Peter enjoyed a ‘helicopter perspective’ of issues and was passionate about the role of science and science education in South Africa’s development and prosperity. He established the SA Association of Teachers of Physical Science (SAATPS) and the Federation of Science and Mathematics Teachers’ Associations of South Africa, and was the organisations’ first chairman and first president, respectively. Being very well connected, Peter was able to bring together participants from industry, provincial education departments, the Chamber of Mines, statutory research organisations, universities, and professional science organisations in a three-day workshop to consider and to recommend how school science might be strengthened. The resulting document – A science education policy for South Africa – was very influential in the 1980s.

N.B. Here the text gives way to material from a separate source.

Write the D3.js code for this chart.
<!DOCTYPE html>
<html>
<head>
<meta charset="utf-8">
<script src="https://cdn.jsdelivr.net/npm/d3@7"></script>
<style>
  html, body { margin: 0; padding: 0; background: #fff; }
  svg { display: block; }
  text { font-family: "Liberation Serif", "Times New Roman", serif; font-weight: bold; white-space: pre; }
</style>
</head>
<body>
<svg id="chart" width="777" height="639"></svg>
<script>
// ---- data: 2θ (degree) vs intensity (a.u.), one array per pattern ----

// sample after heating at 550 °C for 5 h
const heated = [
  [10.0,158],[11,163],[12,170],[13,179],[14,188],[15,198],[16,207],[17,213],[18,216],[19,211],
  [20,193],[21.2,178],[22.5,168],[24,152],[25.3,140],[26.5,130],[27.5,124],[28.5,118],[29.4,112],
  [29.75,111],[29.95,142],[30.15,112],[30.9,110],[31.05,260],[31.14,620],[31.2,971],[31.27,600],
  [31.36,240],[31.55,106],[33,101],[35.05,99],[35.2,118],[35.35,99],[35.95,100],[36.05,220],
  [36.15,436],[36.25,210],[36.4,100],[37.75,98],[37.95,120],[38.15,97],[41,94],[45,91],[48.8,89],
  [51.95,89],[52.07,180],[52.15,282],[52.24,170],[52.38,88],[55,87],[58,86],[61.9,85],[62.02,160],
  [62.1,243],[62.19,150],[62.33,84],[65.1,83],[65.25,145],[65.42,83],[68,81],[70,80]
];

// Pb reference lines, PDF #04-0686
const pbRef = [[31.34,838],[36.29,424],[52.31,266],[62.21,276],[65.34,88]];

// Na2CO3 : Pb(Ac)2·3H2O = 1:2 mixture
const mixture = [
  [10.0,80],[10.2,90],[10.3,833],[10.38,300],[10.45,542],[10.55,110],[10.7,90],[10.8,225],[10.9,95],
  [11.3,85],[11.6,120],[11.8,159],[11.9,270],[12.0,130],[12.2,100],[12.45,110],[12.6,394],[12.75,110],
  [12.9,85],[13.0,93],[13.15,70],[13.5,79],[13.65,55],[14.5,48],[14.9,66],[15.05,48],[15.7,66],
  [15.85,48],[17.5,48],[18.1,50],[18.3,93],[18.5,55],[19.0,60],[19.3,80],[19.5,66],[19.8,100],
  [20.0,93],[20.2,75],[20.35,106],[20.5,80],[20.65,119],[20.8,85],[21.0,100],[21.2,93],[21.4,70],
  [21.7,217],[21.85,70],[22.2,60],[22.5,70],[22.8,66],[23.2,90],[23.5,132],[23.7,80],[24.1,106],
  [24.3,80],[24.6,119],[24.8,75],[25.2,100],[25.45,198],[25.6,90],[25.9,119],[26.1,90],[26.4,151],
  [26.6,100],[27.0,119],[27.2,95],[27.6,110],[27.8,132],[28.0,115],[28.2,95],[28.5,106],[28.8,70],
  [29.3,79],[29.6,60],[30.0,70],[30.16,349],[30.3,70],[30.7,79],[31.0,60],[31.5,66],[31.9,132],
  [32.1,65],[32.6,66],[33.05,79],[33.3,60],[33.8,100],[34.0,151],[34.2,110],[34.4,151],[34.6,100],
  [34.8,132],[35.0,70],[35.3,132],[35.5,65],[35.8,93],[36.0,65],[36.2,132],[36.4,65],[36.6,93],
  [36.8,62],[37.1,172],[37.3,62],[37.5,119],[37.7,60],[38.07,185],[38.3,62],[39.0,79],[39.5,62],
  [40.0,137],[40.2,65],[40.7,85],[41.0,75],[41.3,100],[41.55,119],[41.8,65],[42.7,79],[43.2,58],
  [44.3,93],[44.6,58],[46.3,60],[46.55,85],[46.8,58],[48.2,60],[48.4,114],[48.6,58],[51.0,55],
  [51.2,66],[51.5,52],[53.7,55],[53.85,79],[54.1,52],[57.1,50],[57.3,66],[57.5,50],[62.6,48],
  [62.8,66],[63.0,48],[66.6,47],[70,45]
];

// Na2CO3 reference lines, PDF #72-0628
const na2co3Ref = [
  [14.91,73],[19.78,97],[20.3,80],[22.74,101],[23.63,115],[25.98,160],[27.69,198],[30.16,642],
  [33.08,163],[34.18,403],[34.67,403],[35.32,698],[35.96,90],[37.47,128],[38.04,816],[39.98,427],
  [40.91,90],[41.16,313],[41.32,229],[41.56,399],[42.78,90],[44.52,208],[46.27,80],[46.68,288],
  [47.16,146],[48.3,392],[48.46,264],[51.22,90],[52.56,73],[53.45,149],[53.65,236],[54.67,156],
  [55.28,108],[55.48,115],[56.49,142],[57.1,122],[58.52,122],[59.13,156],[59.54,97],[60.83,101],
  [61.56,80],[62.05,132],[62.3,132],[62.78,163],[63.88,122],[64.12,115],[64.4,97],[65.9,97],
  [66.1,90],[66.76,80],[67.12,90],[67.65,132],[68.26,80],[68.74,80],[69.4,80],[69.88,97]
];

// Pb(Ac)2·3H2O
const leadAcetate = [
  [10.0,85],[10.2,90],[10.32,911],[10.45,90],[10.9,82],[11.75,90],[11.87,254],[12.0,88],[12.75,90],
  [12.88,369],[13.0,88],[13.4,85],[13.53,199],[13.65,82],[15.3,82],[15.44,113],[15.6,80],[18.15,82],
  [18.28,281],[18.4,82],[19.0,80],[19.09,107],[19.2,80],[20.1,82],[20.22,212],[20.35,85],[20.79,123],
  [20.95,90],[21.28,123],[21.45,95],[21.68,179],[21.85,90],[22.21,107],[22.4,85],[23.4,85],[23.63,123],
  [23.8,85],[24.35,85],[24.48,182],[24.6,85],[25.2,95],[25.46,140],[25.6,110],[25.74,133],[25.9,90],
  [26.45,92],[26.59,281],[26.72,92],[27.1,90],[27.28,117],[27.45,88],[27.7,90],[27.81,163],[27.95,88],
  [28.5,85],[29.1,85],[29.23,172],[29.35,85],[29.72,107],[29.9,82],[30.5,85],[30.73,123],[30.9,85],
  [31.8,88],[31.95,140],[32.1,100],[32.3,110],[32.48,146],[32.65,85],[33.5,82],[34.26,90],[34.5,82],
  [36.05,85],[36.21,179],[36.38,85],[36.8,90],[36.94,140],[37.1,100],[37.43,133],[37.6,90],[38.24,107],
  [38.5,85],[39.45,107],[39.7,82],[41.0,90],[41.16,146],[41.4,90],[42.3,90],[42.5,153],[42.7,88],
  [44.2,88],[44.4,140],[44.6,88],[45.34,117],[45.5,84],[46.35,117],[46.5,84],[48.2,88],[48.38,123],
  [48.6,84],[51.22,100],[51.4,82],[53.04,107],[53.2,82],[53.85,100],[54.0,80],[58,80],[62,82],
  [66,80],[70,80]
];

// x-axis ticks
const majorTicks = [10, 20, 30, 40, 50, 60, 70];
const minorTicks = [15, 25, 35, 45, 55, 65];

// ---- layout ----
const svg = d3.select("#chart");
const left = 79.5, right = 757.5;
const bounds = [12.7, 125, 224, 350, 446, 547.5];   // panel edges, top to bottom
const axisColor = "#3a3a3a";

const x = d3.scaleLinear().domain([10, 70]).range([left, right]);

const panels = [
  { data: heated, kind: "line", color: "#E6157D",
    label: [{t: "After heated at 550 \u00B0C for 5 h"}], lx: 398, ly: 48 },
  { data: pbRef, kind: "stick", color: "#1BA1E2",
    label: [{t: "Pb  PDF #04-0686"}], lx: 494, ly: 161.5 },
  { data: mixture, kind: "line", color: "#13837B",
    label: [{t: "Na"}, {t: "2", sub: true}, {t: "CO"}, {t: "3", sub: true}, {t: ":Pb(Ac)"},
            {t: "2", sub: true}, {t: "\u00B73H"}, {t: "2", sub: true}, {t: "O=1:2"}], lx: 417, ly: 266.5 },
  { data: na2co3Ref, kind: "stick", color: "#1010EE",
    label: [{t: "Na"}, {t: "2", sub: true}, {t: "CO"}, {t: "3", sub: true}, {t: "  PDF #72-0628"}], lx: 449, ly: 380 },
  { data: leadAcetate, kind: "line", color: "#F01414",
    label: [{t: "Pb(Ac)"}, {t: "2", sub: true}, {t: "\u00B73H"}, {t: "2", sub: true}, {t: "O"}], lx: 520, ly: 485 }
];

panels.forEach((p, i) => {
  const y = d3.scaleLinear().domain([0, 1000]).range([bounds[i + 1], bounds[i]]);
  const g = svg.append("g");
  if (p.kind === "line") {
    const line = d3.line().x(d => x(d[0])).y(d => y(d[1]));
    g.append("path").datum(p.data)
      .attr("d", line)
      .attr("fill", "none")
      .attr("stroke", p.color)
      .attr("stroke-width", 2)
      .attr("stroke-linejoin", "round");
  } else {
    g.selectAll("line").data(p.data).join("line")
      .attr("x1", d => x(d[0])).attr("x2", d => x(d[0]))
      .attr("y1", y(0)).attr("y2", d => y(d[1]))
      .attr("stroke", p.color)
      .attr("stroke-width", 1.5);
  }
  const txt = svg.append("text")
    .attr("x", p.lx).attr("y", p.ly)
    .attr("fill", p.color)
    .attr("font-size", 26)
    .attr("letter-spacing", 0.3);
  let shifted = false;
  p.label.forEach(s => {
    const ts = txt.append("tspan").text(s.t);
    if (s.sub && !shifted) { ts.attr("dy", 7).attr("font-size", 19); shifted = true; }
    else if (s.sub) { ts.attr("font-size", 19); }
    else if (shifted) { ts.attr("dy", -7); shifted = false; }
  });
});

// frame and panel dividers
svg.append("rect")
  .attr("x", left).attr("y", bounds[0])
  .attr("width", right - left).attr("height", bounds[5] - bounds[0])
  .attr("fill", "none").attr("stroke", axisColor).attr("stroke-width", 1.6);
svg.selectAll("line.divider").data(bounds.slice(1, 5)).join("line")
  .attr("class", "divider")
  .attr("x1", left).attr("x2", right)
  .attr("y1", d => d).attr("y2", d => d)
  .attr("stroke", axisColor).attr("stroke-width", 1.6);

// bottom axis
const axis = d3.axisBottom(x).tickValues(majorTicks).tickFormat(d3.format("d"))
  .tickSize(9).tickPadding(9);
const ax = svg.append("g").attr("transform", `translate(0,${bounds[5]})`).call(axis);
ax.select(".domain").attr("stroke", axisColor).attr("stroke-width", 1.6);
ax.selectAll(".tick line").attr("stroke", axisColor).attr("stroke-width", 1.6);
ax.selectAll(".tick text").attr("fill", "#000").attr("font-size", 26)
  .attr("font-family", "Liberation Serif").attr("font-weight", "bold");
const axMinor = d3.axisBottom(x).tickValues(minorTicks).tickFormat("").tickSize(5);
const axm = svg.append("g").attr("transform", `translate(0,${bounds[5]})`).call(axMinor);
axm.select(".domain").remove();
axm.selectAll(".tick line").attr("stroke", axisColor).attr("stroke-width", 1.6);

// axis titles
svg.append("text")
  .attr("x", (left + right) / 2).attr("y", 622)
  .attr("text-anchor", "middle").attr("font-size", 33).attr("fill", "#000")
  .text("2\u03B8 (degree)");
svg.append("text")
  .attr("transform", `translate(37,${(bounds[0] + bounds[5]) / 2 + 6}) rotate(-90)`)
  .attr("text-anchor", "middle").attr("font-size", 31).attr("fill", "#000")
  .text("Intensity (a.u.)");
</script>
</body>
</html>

As a teacher, Peter was engaging, provocative and interesting. His lectures were an exciting combination of science, history of science, and pedagogy, always stressing the relevance of science in everyday life and its possible role in South Africa’s development. He trained hundreds of science teachers, and their passion, skill and insights are very much due to Peter’s charismatic and absorbing approach to pre-service science teacher education. He was regarded as somewhat eccentric and known for speaking his mind and for not suffering fools gladly; many a student (and staff member!) was sent packing with a withering comment. However, despite the appearance of a somewhat stern demeanour, Peter was mischievous and funny, and was a social being right to the very end. His dinner parties for postgraduate students were legendary, invariably ending with port and serious debate of one or another issue (“So, do you think we’ll ever find a cure for AIDS?”).
In his spare time, Peter loved to walk in Kirstenbosch and up Skeleton Gorge / Nursery Ravine, often weeding parts of the forest floor to remove young alien vegetation but – much to the bewilderment of his family – leaving the weeds in his own garden untouched! His curiosity of the natural and man-made world, and his beautiful craft of writing, made it possible for him to publish all manner of interesting pieces for wide-ranging lay audiences, the topics ranging from mining coal in the Kruger Park to changes in the water temperature of Colonel Bird’s bath in the Kirstenbosch Botanical Garden and his family’s adventures in Mordecai – a 1948 Chevrolet Fleetmaster.
Peter’s connection to and interest in mining also yielded an historical account of early mining activity at the Cape. He additionally provided a careful description of the only true mining venture within the city of Cape Town – the Vredehoek tin mine.
Peter is survived by his wife, Celia; four daughters (Cathy, Margaret, Margot, and Trish), and his eight grandchildren.